Working data:
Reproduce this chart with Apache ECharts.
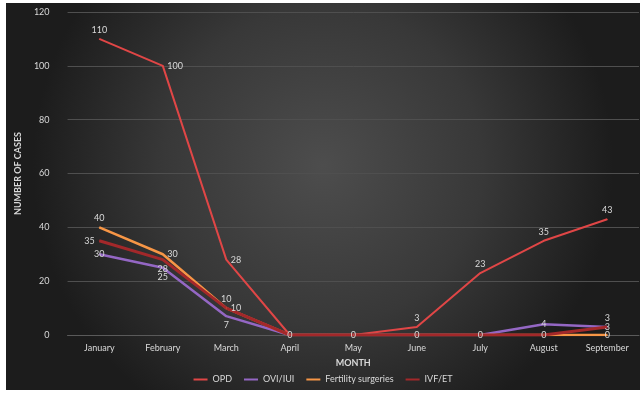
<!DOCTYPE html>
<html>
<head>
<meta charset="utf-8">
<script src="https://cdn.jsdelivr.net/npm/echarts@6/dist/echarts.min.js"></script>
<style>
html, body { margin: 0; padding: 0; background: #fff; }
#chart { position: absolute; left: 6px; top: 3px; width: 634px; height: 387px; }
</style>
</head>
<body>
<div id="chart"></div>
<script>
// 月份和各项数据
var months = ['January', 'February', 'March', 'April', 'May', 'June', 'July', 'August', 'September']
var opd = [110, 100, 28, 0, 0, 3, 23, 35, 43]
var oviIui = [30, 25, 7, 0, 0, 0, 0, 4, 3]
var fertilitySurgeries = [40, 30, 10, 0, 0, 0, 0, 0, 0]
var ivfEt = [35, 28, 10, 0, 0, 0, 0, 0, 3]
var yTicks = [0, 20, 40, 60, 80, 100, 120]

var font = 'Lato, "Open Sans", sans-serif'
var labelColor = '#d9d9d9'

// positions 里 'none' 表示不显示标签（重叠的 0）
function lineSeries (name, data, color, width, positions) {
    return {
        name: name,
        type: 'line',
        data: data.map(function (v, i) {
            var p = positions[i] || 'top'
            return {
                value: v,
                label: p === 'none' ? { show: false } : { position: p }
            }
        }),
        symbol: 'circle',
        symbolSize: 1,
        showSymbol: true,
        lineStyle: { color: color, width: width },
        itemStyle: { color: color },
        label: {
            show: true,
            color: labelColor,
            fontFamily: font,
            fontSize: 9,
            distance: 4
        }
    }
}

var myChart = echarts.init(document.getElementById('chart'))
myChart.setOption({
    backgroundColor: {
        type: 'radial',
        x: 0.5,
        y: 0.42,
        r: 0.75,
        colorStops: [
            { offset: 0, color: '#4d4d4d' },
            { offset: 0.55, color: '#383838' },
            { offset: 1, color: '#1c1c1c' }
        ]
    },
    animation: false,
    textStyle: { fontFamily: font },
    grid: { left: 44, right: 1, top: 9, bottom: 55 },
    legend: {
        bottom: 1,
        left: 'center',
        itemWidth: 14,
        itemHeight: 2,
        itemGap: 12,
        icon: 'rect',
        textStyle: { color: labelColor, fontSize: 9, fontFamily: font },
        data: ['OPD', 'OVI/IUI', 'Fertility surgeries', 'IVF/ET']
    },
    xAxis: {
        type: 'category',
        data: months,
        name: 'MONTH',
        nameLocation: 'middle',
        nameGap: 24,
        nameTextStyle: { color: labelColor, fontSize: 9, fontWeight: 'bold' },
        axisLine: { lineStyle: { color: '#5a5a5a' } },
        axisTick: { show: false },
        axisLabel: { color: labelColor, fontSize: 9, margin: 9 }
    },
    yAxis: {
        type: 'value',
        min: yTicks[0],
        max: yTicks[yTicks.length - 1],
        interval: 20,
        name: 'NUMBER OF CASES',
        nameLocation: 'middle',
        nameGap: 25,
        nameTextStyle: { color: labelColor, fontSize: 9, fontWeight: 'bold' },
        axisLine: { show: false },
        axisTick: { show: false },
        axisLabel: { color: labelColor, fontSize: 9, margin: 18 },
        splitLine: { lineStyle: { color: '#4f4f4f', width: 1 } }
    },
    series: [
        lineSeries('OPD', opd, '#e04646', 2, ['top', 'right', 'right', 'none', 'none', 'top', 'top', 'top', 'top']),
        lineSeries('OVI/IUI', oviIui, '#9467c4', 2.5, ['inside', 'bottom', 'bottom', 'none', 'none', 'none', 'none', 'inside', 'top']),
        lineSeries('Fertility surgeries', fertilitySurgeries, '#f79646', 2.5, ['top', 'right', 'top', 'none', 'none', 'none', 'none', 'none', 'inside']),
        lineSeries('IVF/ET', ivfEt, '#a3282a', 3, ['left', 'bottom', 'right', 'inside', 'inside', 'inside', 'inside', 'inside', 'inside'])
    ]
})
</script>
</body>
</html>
--
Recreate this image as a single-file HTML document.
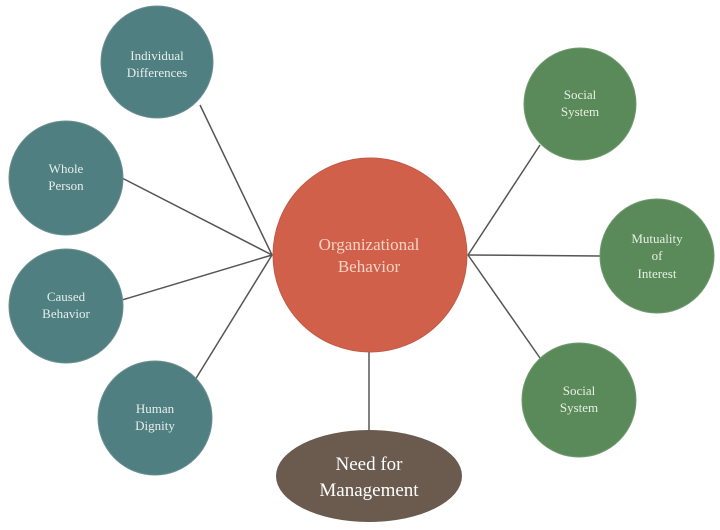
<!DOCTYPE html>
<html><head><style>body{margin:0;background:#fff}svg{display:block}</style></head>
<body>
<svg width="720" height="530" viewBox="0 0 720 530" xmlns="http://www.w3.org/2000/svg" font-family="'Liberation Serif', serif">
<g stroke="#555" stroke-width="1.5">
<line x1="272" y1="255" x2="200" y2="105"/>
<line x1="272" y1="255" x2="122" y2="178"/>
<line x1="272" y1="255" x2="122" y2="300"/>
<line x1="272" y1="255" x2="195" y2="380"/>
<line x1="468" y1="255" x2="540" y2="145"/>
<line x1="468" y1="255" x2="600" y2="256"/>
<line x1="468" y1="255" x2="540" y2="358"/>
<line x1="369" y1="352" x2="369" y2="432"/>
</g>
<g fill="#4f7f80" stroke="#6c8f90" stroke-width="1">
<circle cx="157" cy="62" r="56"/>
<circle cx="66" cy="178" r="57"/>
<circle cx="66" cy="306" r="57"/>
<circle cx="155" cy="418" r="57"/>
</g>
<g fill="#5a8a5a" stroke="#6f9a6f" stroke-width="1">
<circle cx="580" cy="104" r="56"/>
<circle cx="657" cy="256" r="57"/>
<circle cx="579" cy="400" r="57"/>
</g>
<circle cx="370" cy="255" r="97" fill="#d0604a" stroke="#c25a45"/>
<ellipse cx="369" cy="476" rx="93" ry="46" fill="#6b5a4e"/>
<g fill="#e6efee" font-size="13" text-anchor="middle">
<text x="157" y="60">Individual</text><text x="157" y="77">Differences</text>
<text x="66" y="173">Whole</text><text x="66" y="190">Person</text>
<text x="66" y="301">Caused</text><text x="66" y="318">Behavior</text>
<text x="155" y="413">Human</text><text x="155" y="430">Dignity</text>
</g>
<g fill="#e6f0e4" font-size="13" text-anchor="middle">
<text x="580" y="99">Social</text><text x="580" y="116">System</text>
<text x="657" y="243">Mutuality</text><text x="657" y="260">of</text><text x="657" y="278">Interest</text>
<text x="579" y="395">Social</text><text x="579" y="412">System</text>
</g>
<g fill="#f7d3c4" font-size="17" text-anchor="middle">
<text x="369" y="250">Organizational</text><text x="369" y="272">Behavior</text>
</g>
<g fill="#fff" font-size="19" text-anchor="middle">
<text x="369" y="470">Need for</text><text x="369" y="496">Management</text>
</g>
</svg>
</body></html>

Brief:
Write out every line of the listing that holds the word "document".

Solution for this problem:
var myChart = echarts.init(document.getElementById('chart'))
Recreate this image as a single-file HTML document.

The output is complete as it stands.